LE QUOTIDIEN - Pouvez-vous nous expliquer dans quel contexte la cohorte AZF a été constituée.
Dr JEAN-YVES FATRAS - Au lendemain de l’explosion, un important dispositif de surveillance a été mis en place, par l’Institut de veille sanitaire (InVS)*, auprès de diverses populations : population générale, étudiants des établissements scolaires alentour, etc. Au total, 5 000 personnes étaient concernées. Puis, en 2003, nous avons constitué une cohorte spécifique de 3 000 personnes que nous avons appelée « Cohorte AZF ». Il nous paraissait indispensable de faire un bilan de santé très complet pour les volontaires intervenus très rapidement sur le site de l’accident et les salariés qui travaillaient sur le site même ou à proximité.
Dans quel état de santé étaient-ils ?
Ils étaient complètement désarçonnés, en demande de soins et d’écoute. Ils avaient besoin que l’on reconnaisse leurs plaintes et nous avons travaillé en pleine collaboration avec les médecins traitants. Certains avaient aussi de l’appréhension vis-à-vis de cette prise en charge psychique. Nous avons donc fait un travail de démystification et préparé le terrain vers le soin. D’autres, encore, ont tenu bon au départ, ils ont reconstruit leur vie, leur maison, etc. Ils ont fait comme si de rien n’était ou presque. Puis nous les avons vus aller moins bien, au bout d’un an et demi, comme s’ils s’étaient autorisés inconsciemment à aller moins bien.
Quel type de suivi leur a-t-il été proposé ?
Ce sont les médecins du centre d’examens de santé de la CPAM de Haute-Garonne qui les ont accompagnés entre 2003 et 2009. Nous leur avons fait passer dans un premier temps un bilan de santé complet et un questionnaire, complété quelque temps après par un deuxième questionnaire envoyé par voie postale. À mi-parcours, nous avons proposé à 300 patients environ, que nous ressentions en état de déprime, de passer un test afin de mesurer leur dépressivité.
Ensuite nous avons régulièrement adressé des questionnaires que les gens s’auto-administraient, puis en 2009 nous avons de nouveau réalisé un bilan complet avec des visites médicales au CES pour clôturer l’enquête. À ce stade, il restait 1 800 patients, ce qui est un bon chiffre en épidémiologie.
Quelles sont vos conclusions ?
Nous avons fait le choix de nous concentrer sur deux types de séquelles : les syndromes post-traumatiques et la dépressivité, d’une part ; les troubles sensoriels, en particulier les troubles auditifs, d’autre part. Concernant les troubles auditifs, il en ressort que plus les gens étaient proches de l’explosion, plus ils ont subi de troubles auditifs. On a constaté, cinq ans après l’explosion, 31 % d’acouphènes chez les hommes et 24 % chez les femmes ; 26 % d’hyperacousie chez les hommes et 35 % chez les femmes.

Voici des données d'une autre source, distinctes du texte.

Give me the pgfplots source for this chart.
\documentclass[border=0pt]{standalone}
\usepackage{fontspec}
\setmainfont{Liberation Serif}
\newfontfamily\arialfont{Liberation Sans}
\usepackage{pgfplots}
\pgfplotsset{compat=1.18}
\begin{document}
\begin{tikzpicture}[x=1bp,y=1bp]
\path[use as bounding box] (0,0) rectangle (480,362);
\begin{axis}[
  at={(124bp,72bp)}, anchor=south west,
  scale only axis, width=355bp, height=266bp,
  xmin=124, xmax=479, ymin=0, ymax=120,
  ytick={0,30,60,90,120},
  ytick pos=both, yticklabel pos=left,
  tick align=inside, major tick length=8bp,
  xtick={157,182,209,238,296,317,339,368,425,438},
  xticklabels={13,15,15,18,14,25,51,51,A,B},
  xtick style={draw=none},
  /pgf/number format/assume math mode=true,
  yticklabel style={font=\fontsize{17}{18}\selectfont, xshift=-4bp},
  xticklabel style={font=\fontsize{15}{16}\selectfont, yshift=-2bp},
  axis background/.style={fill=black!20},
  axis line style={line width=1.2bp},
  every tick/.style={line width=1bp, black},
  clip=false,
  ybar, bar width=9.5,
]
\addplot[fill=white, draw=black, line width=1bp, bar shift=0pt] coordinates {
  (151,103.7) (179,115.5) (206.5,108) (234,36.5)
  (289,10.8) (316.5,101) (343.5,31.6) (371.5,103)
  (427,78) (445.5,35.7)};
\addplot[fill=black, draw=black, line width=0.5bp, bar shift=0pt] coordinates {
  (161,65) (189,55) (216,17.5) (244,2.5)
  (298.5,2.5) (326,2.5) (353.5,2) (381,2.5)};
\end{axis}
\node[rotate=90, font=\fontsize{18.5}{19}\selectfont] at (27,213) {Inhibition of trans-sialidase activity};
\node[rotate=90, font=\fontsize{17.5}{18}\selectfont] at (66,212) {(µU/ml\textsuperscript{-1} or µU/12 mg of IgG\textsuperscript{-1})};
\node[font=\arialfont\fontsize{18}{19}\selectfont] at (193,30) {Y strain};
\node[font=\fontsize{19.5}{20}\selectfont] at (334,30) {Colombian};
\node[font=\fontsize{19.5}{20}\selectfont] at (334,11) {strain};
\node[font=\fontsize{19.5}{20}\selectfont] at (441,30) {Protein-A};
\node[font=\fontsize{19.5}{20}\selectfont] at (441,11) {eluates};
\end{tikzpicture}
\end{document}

Quant aux symptômes dépressifs, ils ont tendance à augmenter avec le temps. Ils concernaient 34 % des hommes et 50 % des femmes en 2005, puis 42 % des hommes et 60 % des femmes en 2007.
Comment expliquez-vous cette augmentation ?
Les hypothèses des chercheurs sur ce sujet sont qu’un certain nombre de patients ont, dans la durée, glissé du stress post-traumatique vers la dépression. Cette donnée a d’ailleurs été corroborée par une troisième étude, réalisée à partir des fiches de la Sécurité sociale, qui révèle que la consommation des psychotropes a augmenté dans le même temps, de l’ordre de 10 %.
Votre enquête fait-elle apparaître des différences entre les hommes et les femmes, ou en fonction des catégories socio-professionnelles ?
En effet, nous avons noté une légère supériorité de la dépressivité comme des problèmes auditifs chez les femmes. De même, chez les catégories socioprofessionnelles plus défavorisées, on avait l’impression de plus de gravité et de cumul des troubles.
Quelles sont aujourd’hui les recommandations pour ces personnes ?
Dix ans après l’accident, l’étude en elle-même est terminée, mais nous recommandons à ces personnes de continuer à voir régulièrement leur médecin traitant et éventuellement de bénéficier d’un suivi psychiatrique. De notre côté, nous restons à disposition pour leur proposer des bilans de santé.
* L’Institut de veille sanitaire a rendu publiques la semaine dernière les premières conclusions du programme de surveillance mis en place (« le Quotidien » du 21 septembre.